一方、全項目において、「変わりなし」が半数付近であることは当然かもしれません。推測ですが、各項目の症状を持っている方が「銭湯入浴で改善しよう」「改善できるはずだ」と確信して銭湯にやってくるとは考えにくいからです。「あの浴場に頻繁に行っていたら腰が痛いの、治っちゃったよ」という噂を聞いて、「じゃあ行ってみるか」という人もいるかもしれません。しかし前述したとおり、湯治は即効性があるわけではありませんから、「行ってみたけど変わらないや」という人は多くて当たり前なのでしょう。

ちなみに、この調査では次の質問もしています。

銭湯に行くとき、「体をきれいにする」以外にどんなことを期待していますか?

複数回答可の質問ですが、トップは「リラックスしたり、疲労が取れたりすること」の76.7%、次いで「老化防止、健康増進や体調不良の改善効果」の25.2%、「ダイエットや美肌効果」の20.4%となっています。4人に1人が健康改善を期待しているという意味で、銭湯はそれなりの責任を負っているのですが、「改善した」という数字と比較してみれば、そこそこ期待に応えることができているのではないでしょうか。

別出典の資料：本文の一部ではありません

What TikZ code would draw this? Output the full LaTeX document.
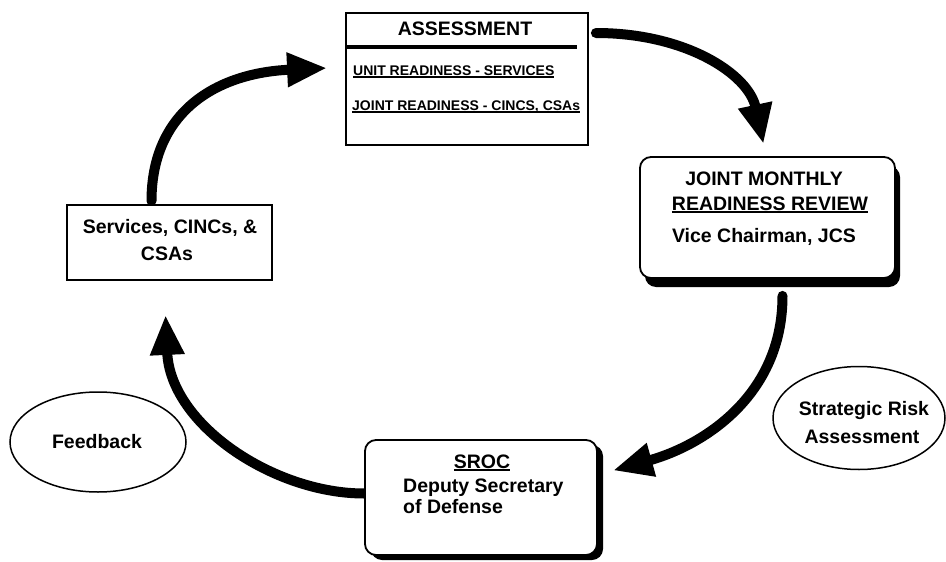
\documentclass[tikz,border=0pt]{standalone}
\usepackage{fontspec}
\setmainfont{Liberation Sans}
\usetikzlibrary{arrows.meta,shadows,shapes.geometric}
\pgfdeclarelayer{bg}
\pgfsetlayers{bg,main}
\newsavebox\ulbox
\newcommand\myul[1]{\sbox\ulbox{#1}\rlap{\rule[-3pt]{\wd\ulbox}{1.6pt}}\usebox\ulbox}
\begin{document}
\begin{tikzpicture}[x=1pt,y=-1pt,
 txt/.style={font=\fontsize{19.5}{23}\bfseries\selectfont, inner sep=0pt, anchor=base},
 small/.style={font=\fontsize{14}{16}\bfseries\selectfont, inner sep=0pt, anchor=base west},
 sqbox/.style={draw, line width=1.8pt, fill=white, inner sep=0pt},
 rbox/.style={draw, line width=1.8pt, fill=white, rounded corners=11pt, inner sep=0pt},
 oval/.style={draw, ellipse, line width=1.5pt, inner sep=0pt},
 bigarrow/.style={line width=10pt, line cap=round, -{Triangle[length=40pt,width=32pt]}}]
\useasboundingbox (0,0) rectangle (946,562);
\node[sqbox, minimum width=242pt, minimum height=132pt] (assess) at (467,79) {};
\node[sqbox, minimum width=205pt, minimum height=75pt] (serv) at (169.5,242.5) {};
\node[rbox, minimum width=255pt, minimum height=121pt, drop shadow={shadow xshift=5pt, shadow yshift=-9pt, fill=black, opacity=1}] (joint) at (767.5,217.5) {};
\node[rbox, minimum width=232pt, minimum height=115pt, drop shadow={shadow xshift=6pt, shadow yshift=-5pt, fill=black, opacity=1}] (sroc) at (481,497.5) {};
\node[oval, minimum width=176pt, minimum height=100pt] (fb) at (98,442) {};
\node[oval, minimum width=172pt, minimum height=103pt] (sra) at (859,418) {};
\draw[line width=3.5pt] ([yshift=32pt]assess.west) -- ++(232,0);
\node[txt] (t1) at (465,35) {ASSESSMENT};
\node[small] (t2) at (353,75) {\myul{UNIT READINESS - SERVICES}};
\node[small] (t3) at (352,110) {\myul{JOINT READINESS - CINCS, CSAs}};
\node[txt] (j1) at (764,185) {JOINT MONTHLY};
\node[txt] (j2) at (770,210) {\myul{READINESS REVIEW}};
\node[txt] (j3) at (764,242) {Vice Chairman, JCS};
\node[txt] (s1) at (170,233) {Services, CINCs, \&};
\node[txt] (s2) at (167,260) {CSAs};
\node[txt] (r1) at (482,468) {\myul{SROC}};
\node[txt, anchor=base west] (r2) at (403,492) {Deputy Secretary};
\node[txt, anchor=base west] (r3) at (403,513) {of Defense};
\node[txt] (f1) at (97,448) {Feedback};
\node[txt] (a1) at (864,415) {Strategic Risk};
\node[txt] (a2) at (862,443) {Assessment};
\begin{pgfonlayer}{bg}
\draw[bigarrow] ([xshift=-18pt,yshift=3pt]serv.north) .. controls +(0,-90) and +(-110,5) .. ([xshift=-18pt,yshift=11pt]assess.west);
\draw[bigarrow] ([xshift=7pt,yshift=46pt]assess.east) .. controls +(90,0) and +(-15,-70) .. ([xshift=-4pt,yshift=12pt]joint.north);
\draw[bigarrow] ([xshift=15pt,yshift=-17pt]joint.south) .. controls +(0,100) and +(90,-25) .. ([xshift=15pt,yshift=27pt]sroc.east);
\draw[bigarrow] ([yshift=4pt]sroc.west) .. controls +(-90,0) and +(5,110) .. ([xshift=-4pt,yshift=-34pt]serv.south);
\end{pgfonlayer}
\end{tikzpicture}
\end{document}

次に、銭湯非利用者に聞いてみた結果を見てみましょう(表2)。全体的に見ると、10%を越える「改善した」症状項目は、銭湯利用者の場合6項目あったのに対して、1つもありませんでした。「元から症状なし」を差し引いた割合で見ても、20%を越える「改善した」症状項目はゼロ(銭湯利用者は5項目)。10%台は「腰痛」15.0%、「カゼをひきやすい」14.0%、「肩こり」13.7%、「冷え性」13.4%と続きます。

《表2 家庭での入浴による不調の改善》

銭湯利用者と比較すると、非利用者は入浴によって日常的な心身の不調を改善することにあまり興味がないか、あるいは関心がないか、もしかすると入浴に対する期待度が低いのか、といったことが推測されます。この調査を主導した早坂教授によれば、銭湯入浴には温泉療法の「転地効果」と似たような要素があるかもしれない、とのことですが(「1010」誌第145号参照)、確かに家から出て銭湯に通う行動の動機には、家庭での入浴以上の健康効果に対する期待があると考えられるのかもしれません。

銭湯利用者と非利用者の調査結果から、ちょっと気になる数値の差に気がつきました。入浴によって「悪化した」症状項目のいくつかが、銭湯非利用者に目立つことです。「元から症状なし」を差し引いた割合で、「精神的ストレスが強い」の悪化が8.6%、「疲れやすい」の悪化が8.4%を占めているのです。この項目の悪化した銭湯利用者は、「精神的ストレスが強い」3.6%、「疲れやすい」が2.5%でした。家庭の風呂に入浴してより強くストレスを感じたり、疲れが取れなかったりする人の割合は、銭湯利用者の倍以上!

入浴を侮るなかれ、を明示する調査結果ですが、さらなる詳細な分析が望まれるところです。次回から、銭湯で「改善した」割合の多い症状項目のそれぞれについて、さらに深く追究していきましょう。